December 11, 2017
“Well. Usually boys don’t wear dresses to preschool,” Rosie admitted carefully. “Or tights.”
“I’m not usually,” said Claude. This, Rosie reflected, even at the time, was true.
I've been going back and forth on whether I wanted to read this for a while. On the one hand, the premise interested me, the critics' reviews have been gushing, and the average GR rating is impressive. On the other hand, the few negative reviews have been calling it words like "sentimental", and even Kirkus begrudgingly admitted that it is "cloying at times". Those are two things that can turn me off a book right away.
But, for whatever reason, This is How It Always Is was the exception to the rule.
Is it sentimental? I mean, sure, maybe... but it was also a deeply emotional reading experience for me, too. Is it sweet, nice, neat? I would argue not. There is much in this book that warmed my heart, but to dismiss its struggles as too easy, too nice and too easily solved is to dismiss the gender dysphoria and violent transphobia as something that is easy.
At its heart, This is How It Always Is is a book about all seven members of the Walsh-Adams family. I love family drama/saga style books so this was right up my alley. They are a loving, hilarious, complex and dysfunctional family, all trying to do right by one another (and screwing up many times along the way). I was utterly charmed.
After four boys, Rosie and Penn are sure their fifth child will be a girl... until Claude arrives. It will be a few more years before they realize that their first predictions weren't exactly wrong. Drawing from her own experiences, the author explores how the family reacts to the realization that Claude (now Poppy) is transgender. Rosie and Penn instinctively try to protect their child by moving to the supposedly more liberal Seattle. However, instead of celebrating who Poppy is, they keep it a secret and urge her brothers to do the same.
Like most secrets, the weight of hiding Poppy bears down on all of them, especially Poppy herself. The characters note the irony that they are hiding the "fake" Poppy, and the real Poppy is the one her schoolmates and neighbours have known all along. Eventually, of course, everything blows up in their faces.

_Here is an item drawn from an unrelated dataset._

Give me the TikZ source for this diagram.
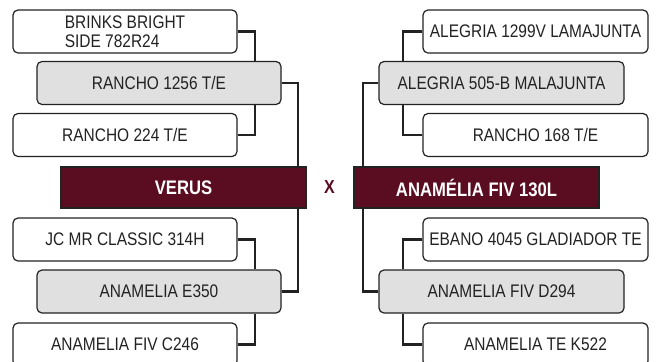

I found it very easy to become absorbed in the story. I became angry at the transphobic and homophobic comments made by kids and adults, and frustrated at the smaller acts of misunderstanding as the Wisconsin teachers tried to accommodate a trans student whilst still enforcing the gender binary:
“Little boys do not wear dresses.” Miss Appleton tried to channel her usual patience. “Little girls wear dresses. If you are a little boy, you can’t wear a dress. If you are a little girl, you have to use the nurse’s bathroom.”
***
“Meaning if he is a girl, he has gender dysphoria, and we will accommodate that. If he just wants to wear a dress, he is being disruptive and must wear normal clothes.”
Frankel highlights an ongoing problem in which schools try to recognize trans students but still demand they check one box or another, and adopt the expected characteristics of the selected "male" or "female". The ultimate issue is about more than accepting someone with XY chromosomes as a girl; it is also about being able to accept someone with facial hair and a deep voice as a girl, or as both a girl and boy, or as neither.
“This is a medical issue, but mostly it’s a cultural issue. It’s a social issue and an emotional issue and a family dynamic issue and a community issue. Maybe we need to medically intervene so Poppy doesn’t grow a beard. Or maybe the world needs to learn to love a person with a beard who goes by ‘she’ and wears a skirt.”
This is How It Always Is is an emotive read, but it also explores a lot of practical issues. Like the decisions parents can and cannot, should and should not, make for trans kids. Or kids in general. Throughout, Penn keeps up a long-running fairytale of Grumwald and Stephanie, painting in some rather obvious messages and parallels for his kids, which I suppose is what some would consider "sickly sweet" but hell, if he isn't the best dad ever.
I loved them all. I loved Rosie and her scientist's logic as a way of dealing with problems. I loved Penn and his sweet romanticism and hopefulness. I loved messed-up Roo and all his mistakes. I loved precocious Ben and how much he cares for Poppy. I loved the goofy twins who offered so much light and cheer in this book. And I loved Poppy. Of course I loved Poppy.